Question: Last year I planted coreopsis and they looked beautiful. This year however they did not come back at all. I cut them back to the ground last fall after the first frost. I read somewhere about crown rot. Is this a possibility? I also believe that the area might have poor drainage. Is there a chemical or other means that will improve the drainage? Also what caused the plants not to come back and what can I do to prevent this from happening in the future?

Answer: Coreopsis prefers well drained soil, meaning soil that is not soggy, especially during the winter. When grown in a poorly drained location the plant simply rots over the winter and then fails to come back.
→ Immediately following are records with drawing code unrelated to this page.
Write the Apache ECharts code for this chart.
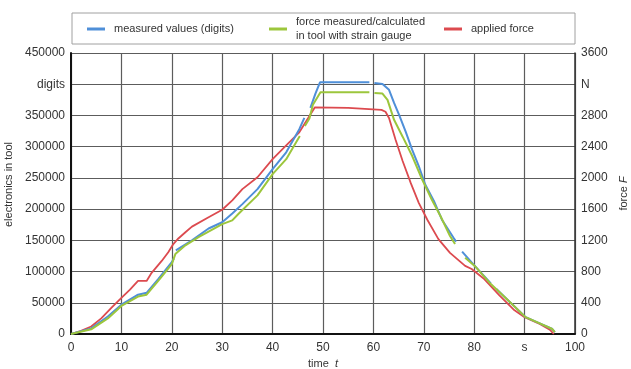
<!DOCTYPE html>
<html>
<head>
<meta charset="utf-8">
<script src="https://cdn.jsdelivr.net/npm/echarts@6/dist/echarts.min.js"></script>
<style>
  html, body { margin: 0; padding: 0; background: #fff; }
  #chart { width: 631px; height: 369px; }
</style>
</head>
<body>
<div id="chart"></div>
<script>
// time in s, null value = gap in the trace
const measuredT = [0, 4, 7.3, 10, 13.3, 15, 17.3, 20, 20.4, 20.6, 20.8, 24, 27.3, 30, 32, 34, 37, 40, 42.7, 45.3, 46.3, 46.9, 47.5, 48.5, 49.4, 55, 59.2, 59.7, 60.2, 61.8, 63.1, 64.1, 65.1, 66.4, 67.7, 69, 70.3, 72, 73.6, 75.9, 76.4, 77, 77.6, 79.8, 83.3, 83.9, 84.4, 86.6, 90.2, 93, 95.5, 96];
const measuredDigits = [0, 9000, 28000, 47000, 63000, 66000, 88000, 115000, 121000, null, 134000, 150000, 169000, 179000, 193000, 208000, 232000, 264000, 291000, 328000, 346000, null, 362000, 385000, 403000, 403000, 403000, null, 402000, 400500, 391000, 370000, 351000, 324000, 295000, 269000, 239000, 213000, 183000, 154000, 148000, null, 132000, 112000, 81000, null, 72000, 55000, 27000, 17000, 8000, 3000];

const toolT = [0, 4, 7.3, 10, 13.3, 15, 17.3, 20, 20.7, 22.7, 25.3, 30, 32, 33.3, 37, 40, 42.7, 44, 45.4, 45.9, 46.4, 47.3, 48, 49.5, 59.2, 59.7, 60.2, 61.8, 62.8, 64.1, 65.8, 67.7, 69.7, 71.6, 73.3, 75.2, 76.2, 77.2, 78.2, 80.1, 83.3, 86.6, 90.2, 93, 95.5, 96];
const toolForceN = [0, 60, 200, 360, 480, 504, 680, 896, 1024, 1136, 1240, 1408, 1456, 1544, 1776, 2048, 2240, 2384, 2536, null, 2664, 2760, 2936, 3096, 3096, null, 3088, 3080, 3000, 2744, 2528, 2280, 1976, 1720, 1512, 1256, 1152, null, 976, 872, 640, 440, 216, 136, 64, 24];

const appliedT = [0, 2, 4, 6, 8, 10, 11.7, 13.3, 15, 16, 18, 19.3, 20.3, 21.3, 22.7, 24, 27.3, 30, 32, 34, 37, 40, 42.7, 45.3, 47, 48.4, 55, 61.6, 62.4, 63.1, 64.4, 65.8, 67.4, 69, 70.7, 72.9, 75.2, 78.2, 79.5, 82, 85, 88, 90, 93, 95, 95.8];
const appliedForceN = [0, 40, 96, 200, 336, 464, 568, 680, 680, 784, 936, 1048, 1152, 1224, 1304, 1376, 1496, 1592, 1712, 1856, 2008, 2240, 2416, 2584, 2760, 2904, 2896, 2872, 2848, 2768, 2488, 2216, 1936, 1680, 1464, 1216, 1040, 872, 832, 704, 496, 304, 216, 128, 56, 0];

const legendNames = ['measured values (digits)', 'force measured/calculated\nin tool with strain gauge', 'applied force'];

const pairs = (ts, vs) => ts.map((t, i) => [t, vs[i] === null ? '-' : vs[i]]);

const font = 'Liberation Sans, Arial, sans-serif';
const txt = '#333333';
const gridColor = '#5c5c5c';

const chart = echarts.init(document.getElementById('chart'));

const legendBase = {
  orient: 'horizontal',
  padding: 0,
  itemWidth: 18,
  itemHeight: 3,
  icon: 'rect',
  selectedMode: false,
  textStyle: { fontFamily: font, fontSize: 11, color: txt, lineHeight: 14, padding: [0, 0, 0, 4] },
};

chart.setOption({
  animation: false,
  graphic: [
    {
      type: 'rect',
      shape: { x: 72, y: 13, width: 503, height: 31 },
      style: { fill: '#fff', stroke: '#a0a0a0', lineWidth: 1 },
      z: -1,
    },
  ],
  legend: [
    Object.assign({}, legendBase, { left: 87, top: 22, data: [legendNames[0]] }),
    Object.assign({}, legendBase, { left: 269, top: 15, data: [legendNames[1]] }),
    Object.assign({}, legendBase, { left: 444, top: 22, data: [legendNames[2]] }),
  ],
  grid: { left: 71, right: 56, top: 53, bottom: 35, outerBoundsMode: 'none', containLabel: false },
  xAxis: {
    type: 'value',
    min: 0,
    max: 100,
    interval: 10,
    name: '{n|time  }{i|t}',
    nameLocation: 'middle',
    nameGap: 24,
    nameTextStyle: {
      rich: {
        n: { fontFamily: font, fontSize: 11, color: txt },
        i: { fontFamily: font, fontSize: 11, color: txt, fontStyle: 'italic' },
      },
    },
    axisLine: { lineStyle: { color: '#111', width: 2 } },
    axisTick: { show: false },
    axisLabel: {
      fontFamily: font,
      fontSize: 12,
      color: txt,
      margin: 8,
      formatter: (v) => (v === 90 ? 's' : String(v)),
    },
    splitLine: { show: true, lineStyle: { color: gridColor, width: 1.2 } },
  },
  yAxis: [
    {
      type: 'value',
      min: 0,
      max: 450000,
      interval: 50000,
      name: 'electronics in tool',
      nameLocation: 'middle',
      nameGap: 51,
      nameRotate: 90,
      nameTextStyle: { fontFamily: font, fontSize: 11, color: txt, padding: [0, 0, 0, 18] },
      axisLine: { show: true, lineStyle: { color: '#111', width: 2 } },
      axisTick: { show: false },
      axisLabel: {
        fontFamily: font,
        fontSize: 12,
        color: txt,
        margin: 6,
        formatter: (v) => (v === 400000 ? 'digits' : String(v)),
      },
      splitLine: { show: true, lineStyle: { color: gridColor, width: 1.2 } },
    },
    {
      type: 'value',
      position: 'right',
      min: 0,
      max: 3600,
      interval: 400,
      name: '{n|force }{i|F}',
      nameLocation: 'middle',
      nameGap: 42,
      nameRotate: 90,
      nameTextStyle: {
        rich: {
          n: { fontFamily: font, fontSize: 11, color: txt },
          i: { fontFamily: font, fontSize: 11, color: txt, fontStyle: 'italic' },
        },
      },
      axisLine: { show: true, lineStyle: { color: '#333', width: 1.5 } },
      axisTick: { show: false },
      axisLabel: {
        fontFamily: font,
        fontSize: 12,
        color: txt,
        margin: 6,
        formatter: (v) => (v === 3200 ? 'N' : String(v)),
      },
      splitLine: { show: false },
    },
  ],
  series: [
    {
      name: legendNames[0],
      type: 'line',
      yAxisIndex: 0,
      data: pairs(measuredT, measuredDigits),
      showSymbol: false,
      connectNulls: false,
      itemStyle: { color: '#4f8fd8' },
      lineStyle: { width: 2 },
      z: 3,
    },
    {
      name: legendNames[1],
      type: 'line',
      yAxisIndex: 1,
      data: pairs(toolT, toolForceN),
      showSymbol: false,
      connectNulls: false,
      itemStyle: { color: '#9cc63c' },
      lineStyle: { width: 2 },
      z: 4,
    },
    {
      name: legendNames[2],
      type: 'line',
      yAxisIndex: 1,
      data: pairs(appliedT, appliedForceN),
      showSymbol: false,
      itemStyle: { color: '#dc4a4f' },
      lineStyle: { width: 1.8 },
      z: 2,
    },
  ],
});
</script>
</body>
</html>
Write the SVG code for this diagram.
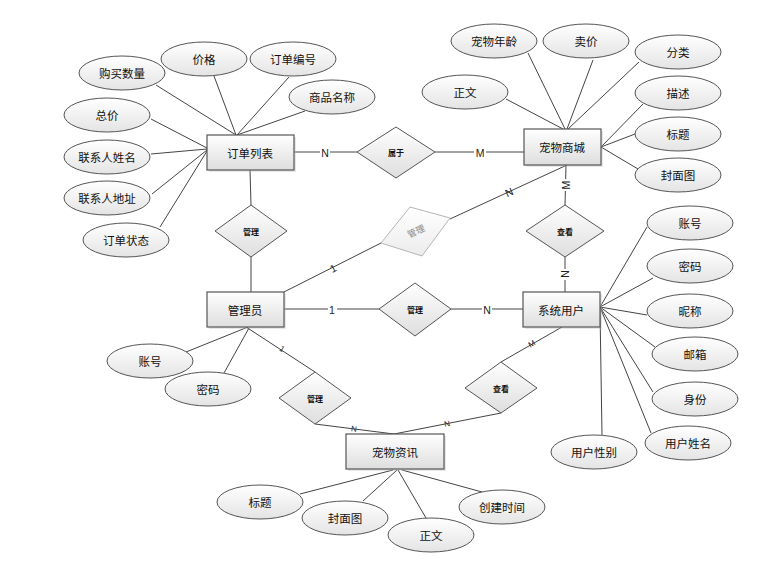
<svg xmlns="http://www.w3.org/2000/svg" width="764" height="576" viewBox="0 0 764 576">
<defs>
<linearGradient id="gE" x1="0" y1="0" x2="0" y2="1"><stop offset="0" stop-color="#ffffff"/><stop offset="1" stop-color="#e4e4e4"/></linearGradient>
<linearGradient id="gR" x1="0" y1="0" x2="0" y2="1"><stop offset="0" stop-color="#ffffff"/><stop offset="1" stop-color="#dedede"/></linearGradient>
<linearGradient id="gF" x1="0" y1="0" x2="0" y2="1"><stop offset="0" stop-color="#ffffff"/><stop offset="1" stop-color="#ececec"/></linearGradient>
<style>
.ln{stroke:#444;stroke-width:1;fill:none}
.el{fill:url(#gE);stroke:#555;stroke-width:1}
.rc{fill:url(#gR);stroke:#555;stroke-width:1.2}
.sh{fill:#bbb;opacity:0.35}
.dm{fill:url(#gR);stroke:#555;stroke-width:1}
.dmf{fill:url(#gF);stroke:#b5b5b5;stroke-width:1}
.t{font-family:"Noto Sans CJK SC","Liberation Sans",sans-serif;font-size:11.5px;fill:#111;text-anchor:middle;dominant-baseline:central}
.td{font-family:"Noto Sans CJK SC","Liberation Sans",sans-serif;font-size:8px;font-weight:bold;fill:#111;text-anchor:middle;dominant-baseline:central}
.tf{font-family:"Noto Sans CJK SC","Liberation Sans",sans-serif;font-size:9px;fill:#888;text-anchor:middle;dominant-baseline:central}
.lb{font-family:"Liberation Sans",sans-serif;font-size:10.5px;fill:#222;text-anchor:middle;dominant-baseline:central}
.ls{font-family:"Liberation Sans",sans-serif;font-size:8px;fill:#222;text-anchor:middle;dominant-baseline:central}
.bg{fill:#fff}
</style>
</defs>
<rect width="764" height="576" fill="#fff"/>

<g id="connectors">
<line class="ln" x1="156" y1="85" x2="236" y2="135"/>
<line class="ln" x1="214" y1="76" x2="236" y2="135"/>
<line class="ln" x1="289" y1="77" x2="237" y2="135"/>
<line class="ln" x1="305" y1="111" x2="237" y2="135"/>
<line class="ln" x1="151" y1="119" x2="207" y2="148"/>
<line class="ln" x1="151" y1="154" x2="207" y2="149"/>
<line class="ln" x1="152" y1="194" x2="207" y2="150"/>
<line class="ln" x1="160" y1="227" x2="207" y2="151"/>
<line class="ln" x1="528" y1="53" x2="565" y2="129"/>
<line class="ln" x1="593" y1="60" x2="567" y2="129"/>
<line class="ln" x1="506" y1="99" x2="563" y2="129"/>
<line class="ln" x1="639" y1="62" x2="568" y2="129"/>
<line class="ln" x1="643" y1="104" x2="601" y2="147"/>
<line class="ln" x1="635" y1="134" x2="601" y2="147"/>
<line class="ln" x1="638" y1="169" x2="601" y2="147"/>
<line class="ln" x1="647" y1="227" x2="600" y2="307"/>
<line class="ln" x1="653" y1="278" x2="600" y2="307"/>
<line class="ln" x1="647" y1="315" x2="600" y2="307"/>
<line class="ln" x1="655" y1="347" x2="600" y2="307"/>
<line class="ln" x1="653" y1="392" x2="600" y2="307"/>
<line class="ln" x1="651" y1="433" x2="600" y2="307"/>
<line class="ln" x1="600" y1="310" x2="602" y2="435"/>
<line class="ln" x1="186" y1="352" x2="248" y2="327"/>
<line class="ln" x1="224" y1="373" x2="249" y2="328"/>
<line class="ln" x1="300" y1="494" x2="393" y2="470"/>
<line class="ln" x1="363" y1="501" x2="397" y2="470"/>
<line class="ln" x1="426" y1="518" x2="398" y2="470"/>
<line class="ln" x1="482" y1="492" x2="402" y2="470"/>
<line class="ln" x1="294" y1="152" x2="357" y2="152"/>
<line class="ln" x1="435" y1="152" x2="524" y2="152"/>
<line class="ln" x1="250" y1="170" x2="251" y2="205"/>
<line class="ln" x1="251" y1="257" x2="251" y2="292"/>
<line class="ln" x1="284" y1="292" x2="381" y2="243"/>
<line class="ln" x1="450" y1="219" x2="567" y2="165"/>
<line class="ln" x1="566" y1="165" x2="565" y2="205"/>
<line class="ln" x1="565" y1="257" x2="565" y2="292"/>
<line class="ln" x1="284" y1="309" x2="379" y2="309"/>
<line class="ln" x1="451" y1="309" x2="523" y2="309"/>
<line class="ln" x1="246" y1="327" x2="315" y2="372"/>
<line class="ln" x1="315" y1="424" x2="394" y2="434"/>
<line class="ln" x1="562" y1="327" x2="501" y2="362"/>
<line class="ln" x1="501" y1="413" x2="394" y2="434"/>
<rect class="bg" x="320" y="147" width="10" height="11"/>
<text class="lb" x="325" y="153">N</text>
<rect class="bg" x="474" y="147" width="12" height="11"/>
<text class="lb" x="480" y="153">M</text>
<text class="lb" x="333" y="268" transform="rotate(-27 333 268)">1</text>
<text class="lb" x="509" y="192" transform="rotate(-25 509 192)">N</text>
<rect class="bg" x="561" y="179" width="11" height="12"/>
<text class="lb" x="566" y="185" transform="rotate(-90 566 185)">M</text>
<rect class="bg" x="560" y="269" width="11" height="11"/>
<text class="lb" x="565" y="274" transform="rotate(90 565 274)">N</text>
<rect class="bg" x="328" y="304" width="9" height="11"/>
<text class="lb" x="332" y="310">1</text>
<rect class="bg" x="482" y="304" width="10" height="11"/>
<text class="lb" x="487" y="310">N</text>
<text class="ls" x="282" y="349" transform="rotate(33 282 349)">1</text>
<text class="ls" x="354" y="429" transform="rotate(7 354 429)">N</text>
<text class="ls" x="532" y="344" transform="rotate(-30 532 344)">M</text>
<text class="ls" x="447" y="424" transform="rotate(-11 447 424)">N</text>
</g>

<g id="订单列表"><rect class="sh" x="209" y="137" width="87" height="35"/><rect class="rc" x="207" y="135" width="87" height="35"/><text class="t" x="250" y="153">订单列表</text></g>
<g id="宠物商城"><rect class="sh" x="526" y="131" width="77" height="36"/><rect class="rc" x="524" y="129" width="77" height="36"/><text class="t" x="562" y="147">宠物商城</text></g>
<g id="管理员"><rect class="sh" x="209" y="294" width="77" height="35"/><rect class="rc" x="207" y="292" width="77" height="35"/><text class="t" x="245" y="310">管理员</text></g>
<g id="系统用户"><rect class="sh" x="525" y="294" width="77" height="35"/><rect class="rc" x="523" y="292" width="77" height="35"/><text class="t" x="561" y="310">系统用户</text></g>
<g id="宠物资讯"><rect class="sh" x="348" y="436" width="98" height="35"/><rect class="rc" x="346" y="434" width="98" height="35"/><text class="t" x="395" y="452">宠物资讯</text></g>

<g id="属于"><polygon class="dm" points="357,152 396,127 435,152 396,178"/><text class="td" x="396" y="152">属于</text></g>
<g id="管理1"><polygon class="dm" points="215,231 251,205 287,231 251,257"/><text class="td" x="251" y="231">管理</text></g>
<g id="管理2"><polygon class="dmf" points="381,243 410,207 450,218 422,256"/><text class="tf" x="416" y="231" transform="rotate(-25 416 231)">管理</text></g>
<g id="管理3"><polygon class="dm" points="379,309 415,283 451,309 415,336"/><text class="td" x="415" y="309">管理</text></g>
<g id="查看1"><polygon class="dm" points="526,231 565,205 604,231 565,257"/><text class="td" x="565" y="231">查看</text></g>
<g id="管理4"><polygon class="dm" points="279,398 315,372 351,398 315,424"/><text class="td" x="315" y="398">管理</text></g>
<g id="查看2"><polygon class="dm" points="465,388 501,362 537,388 501,413"/><text class="td" x="501" y="388">查看</text></g>

<g id="购买数量"><ellipse class="el" cx="122" cy="73" rx="43" ry="17"/><text class="t" x="122" y="73">购买数量</text></g>
<g id="价格"><ellipse class="el" cx="204" cy="59" rx="43" ry="17"/><text class="t" x="204" y="59">价格</text></g>
<g id="订单编号"><ellipse class="el" cx="293" cy="59" rx="43" ry="17"/><text class="t" x="293" y="59">订单编号</text></g>
<g id="商品名称"><ellipse class="el" cx="332" cy="97" rx="43" ry="17"/><text class="t" x="332" y="97">商品名称</text></g>
<g id="总价"><ellipse class="el" cx="107" cy="115" rx="43" ry="17"/><text class="t" x="107" y="115">总价</text></g>
<g id="联系人姓名"><ellipse class="el" cx="107" cy="157" rx="43" ry="17"/><text class="t" x="107" y="157">联系人姓名</text></g>
<g id="联系人地址"><ellipse class="el" cx="107" cy="198" rx="43" ry="17"/><text class="t" x="107" y="198">联系人地址</text></g>
<g id="订单状态"><ellipse class="el" cx="126" cy="240" rx="43" ry="17"/><text class="t" x="126" y="240">订单状态</text></g>

<g id="宠物年龄"><ellipse class="el" cx="494" cy="41" rx="43" ry="17"/><text class="t" x="494" y="41">宠物年龄</text></g>
<g id="卖价"><ellipse class="el" cx="586" cy="41" rx="43" ry="17"/><text class="t" x="586" y="41">卖价</text></g>
<g id="分类"><ellipse class="el" cx="678" cy="52" rx="43" ry="17"/><text class="t" x="678" y="52">分类</text></g>
<g id="正文1"><ellipse class="el" cx="465" cy="92" rx="43" ry="17"/><text class="t" x="465" y="92">正文</text></g>
<g id="描述"><ellipse class="el" cx="678" cy="93" rx="43" ry="17"/><text class="t" x="678" y="93">描述</text></g>
<g id="标题1"><ellipse class="el" cx="678" cy="134" rx="43" ry="17"/><text class="t" x="678" y="134">标题</text></g>
<g id="封面图1"><ellipse class="el" cx="678" cy="175" rx="43" ry="17"/><text class="t" x="678" y="175">封面图</text></g>

<g id="账号1"><ellipse class="el" cx="690" cy="223" rx="43" ry="17"/><text class="t" x="690" y="223">账号</text></g>
<g id="密码1"><ellipse class="el" cx="690" cy="266" rx="43" ry="17"/><text class="t" x="690" y="266">密码</text></g>
<g id="昵称"><ellipse class="el" cx="690" cy="311" rx="43" ry="17"/><text class="t" x="690" y="311">昵称</text></g>
<g id="邮箱"><ellipse class="el" cx="695" cy="354" rx="43" ry="17"/><text class="t" x="695" y="354">邮箱</text></g>
<g id="身份"><ellipse class="el" cx="695" cy="399" rx="43" ry="17"/><text class="t" x="695" y="399">身份</text></g>
<g id="用户姓名"><ellipse class="el" cx="688" cy="443" rx="43" ry="17"/><text class="t" x="688" y="443">用户姓名</text></g>
<g id="用户性别"><ellipse class="el" cx="594" cy="452" rx="43" ry="17"/><text class="t" x="594" y="452">用户性别</text></g>

<g id="账号2"><ellipse class="el" cx="150" cy="361" rx="43" ry="17"/><text class="t" x="150" y="361">账号</text></g>
<g id="密码2"><ellipse class="el" cx="208" cy="389" rx="43" ry="17"/><text class="t" x="208" y="389">密码</text></g>

<g id="标题2"><ellipse class="el" cx="260" cy="502" rx="43" ry="17"/><text class="t" x="260" y="502">标题</text></g>
<g id="封面图2"><ellipse class="el" cx="345" cy="518" rx="43" ry="17"/><text class="t" x="345" y="518">封面图</text></g>
<g id="正文2"><ellipse class="el" cx="431" cy="535" rx="43" ry="17"/><text class="t" x="431" y="535">正文</text></g>
<g id="创建时间"><ellipse class="el" cx="502" cy="507" rx="43" ry="17"/><text class="t" x="502" y="507">创建时间</text></g>
</svg>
If it was planted in a low spot, you might want to try a different location. If drainage is poor due to heavy soil such as a clay, then you would need to work in lots of organic matter such as compost, rotted leaves, or aged stable manure and bedding, along with a small amount of ordinary coarse sand or grit. This will incorporate more air spaces in the soil. You could also use a raised bed, or simply raise the soil in that area up a few inches over the surrounding soil, in addition to improving it.

Another possibility, if you grew the lanceleafed coreopsis that blooms and blooms all summer much the way an annual might, is that it exhausted itself and died out for that reason. If this is the case, there isn't much you can do.